Wówczas skończyło się na wspólnym złożeniu wieńca na tablicach upamiętniających masakrę Wehrmachtu na ludności wioski Lingiades oraz pomordowanych, greckich Żydów. Ale wojna Greków o wojenne odszkodowania trwała nadal. To samo usłyszał poźniej następca prezydenta Gaucka, Frank-Walter Steinmeier od prezydenta Prokopiosa Pavlopoulusa, że:
Grecja nigdy nie zrzekła i nie zrzeknie się roszczeń.
Dla Niemiec sprawa wojennych reparacji „zamknięta”. Za podstawę ma służyć tzw. Londyńskie Porozumienie z 1953r. Jednakże Grecy uważają się za oszukanych i podwójnie pokrzywdzonych: III Rzesza zmusiła ich w 1942r. do wypłacenia nieoprocentowanej pożyczki 476 mln reichsmarek, która do dziś nie została im zwrócona, ponadto, parę lat temu rząd w Atenach sporządził niepublikowany dotąd rachunek krzywd, który szacowany jest obecnie na 290 mld euro. Jak do tej pory Niemcy wypłaciły greckim ofiarom wojny odszkodowanie w wys. 160 mln marek (co dziś odpowiadałoby kwocie ok. 80 mln euro), poza tym za formę odszkodowania uznają przyjęcie około 420 tys. greckich gastarbeiterów. Przy odrzuceniu greckich roszczeń Berlin odwołuje się do zjednoczeniowego układu „2+4” z 1990 roku (RFN/NRD-USA/ZSRR/Francji/Wlk.Brytanii), który nie przewiduje „dalszych reparacji” - „sprawa jest całkowicie uregulowana, tak pod względem prawnym jak i politycznym”, skwitował wczoraj rzecznik rządu federalnego Steffen Seibert.
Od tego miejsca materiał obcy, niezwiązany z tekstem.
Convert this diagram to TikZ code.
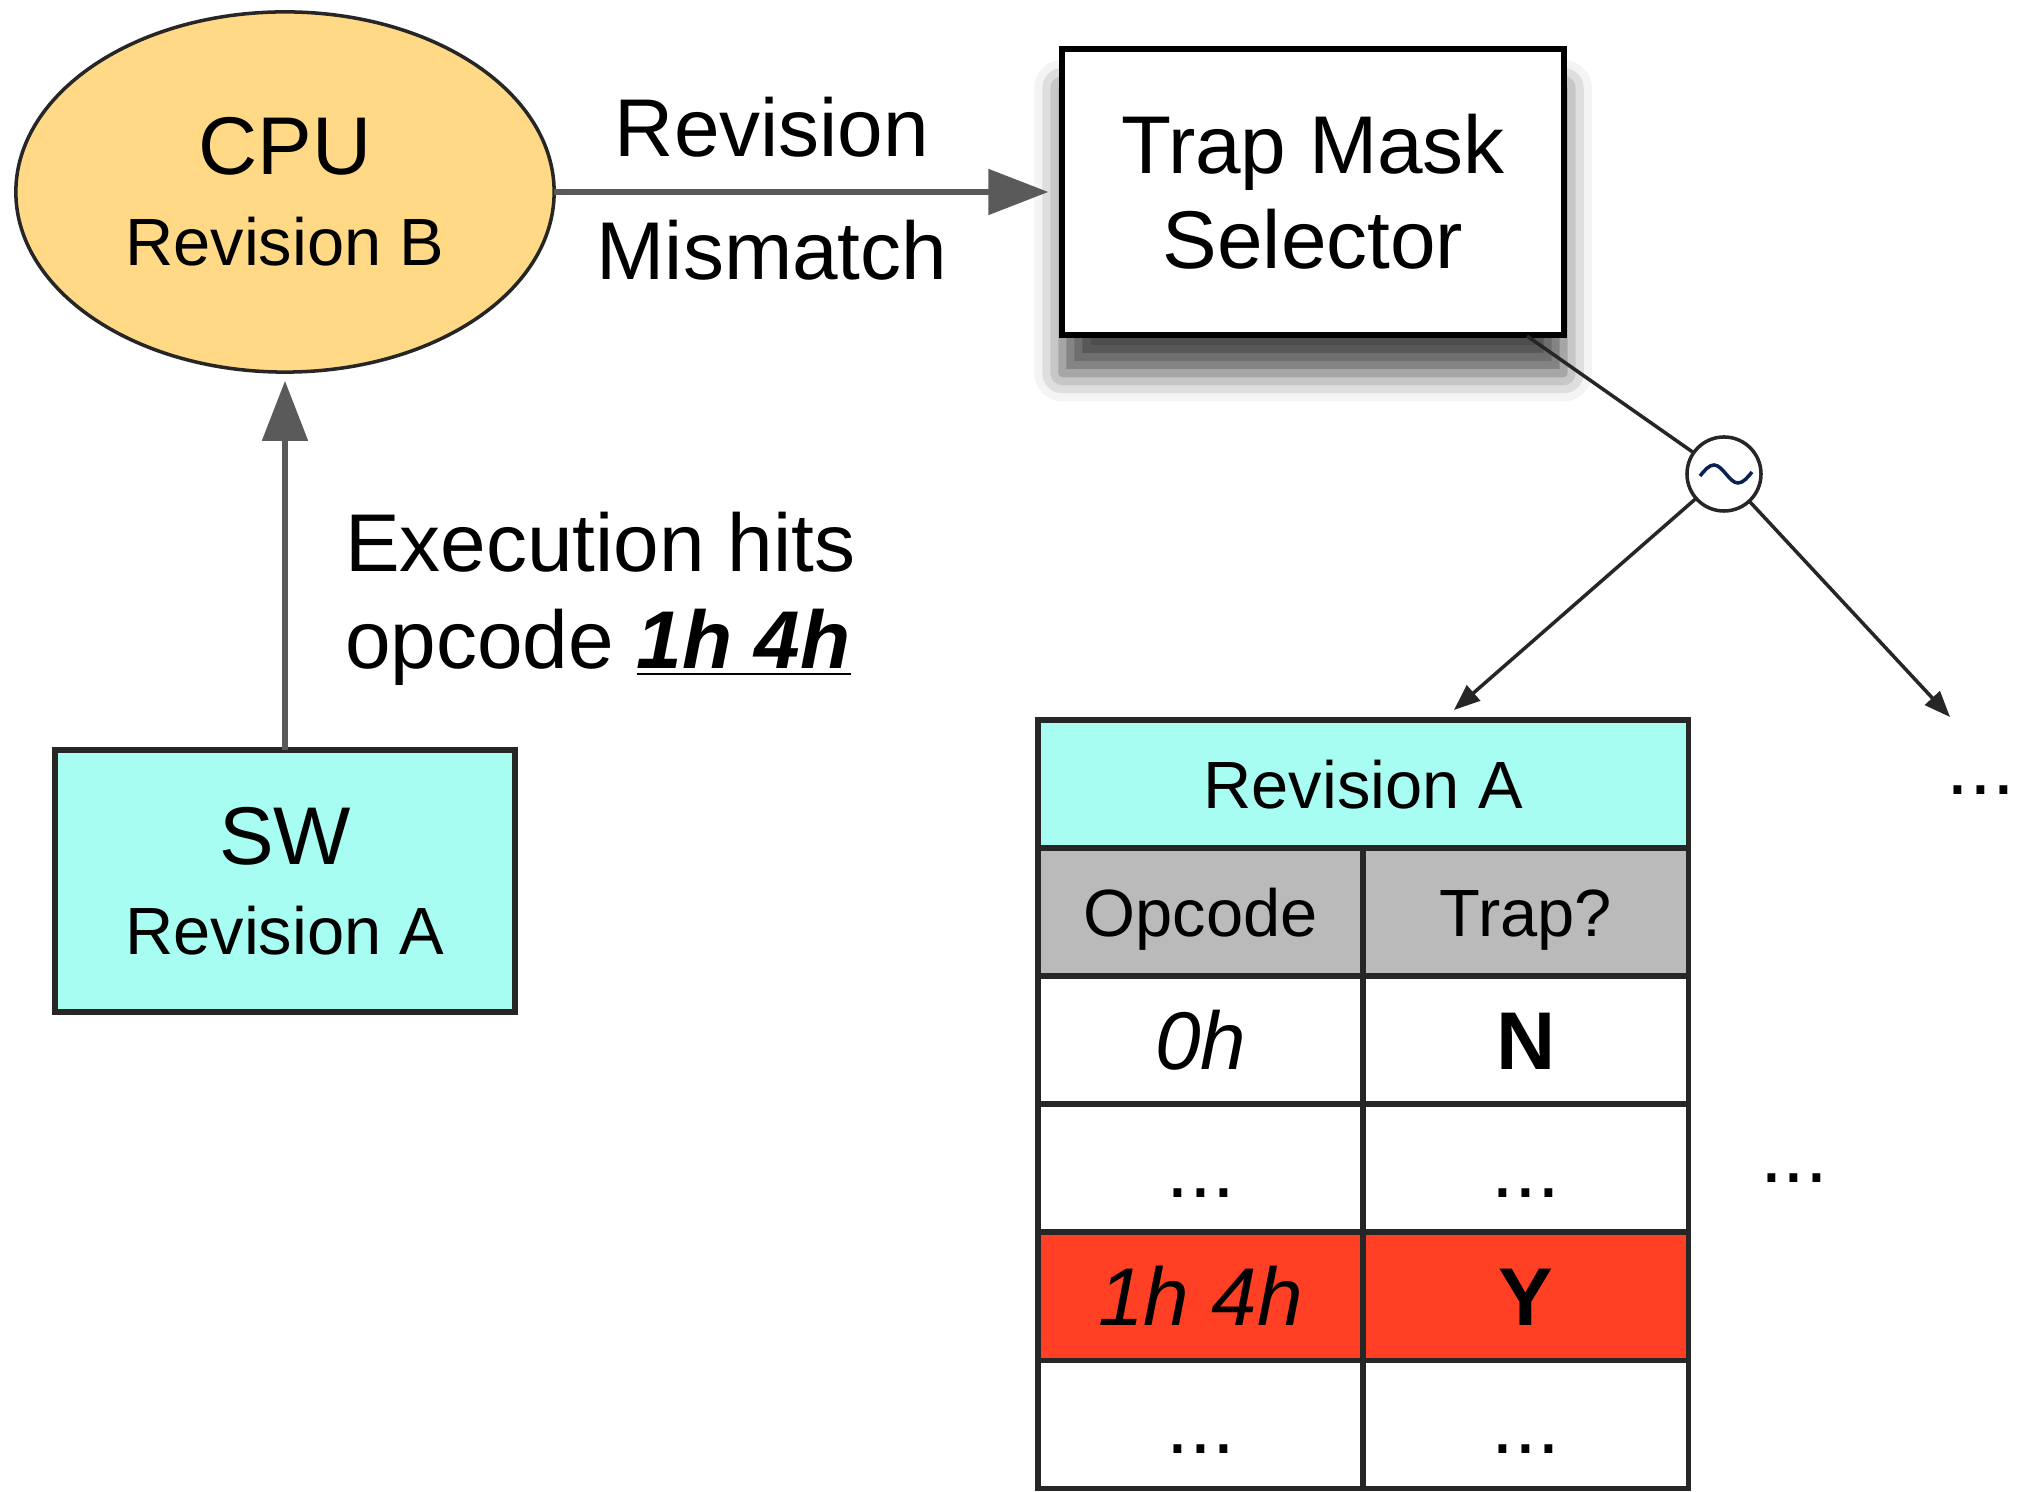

To się dopiero okaże, odpowiadają greccy politycy, prawnicy i historycy. Ostatecznie, zgodnie z przewidywaniami także niemieckiej strony, zaistniały spór o wojenne reparacje, który notabene nie dotyczy tylko Grecji, może znaleźć się na wokandzie Międzynarodowego Trybunału Sprawiedliwości w Hadze.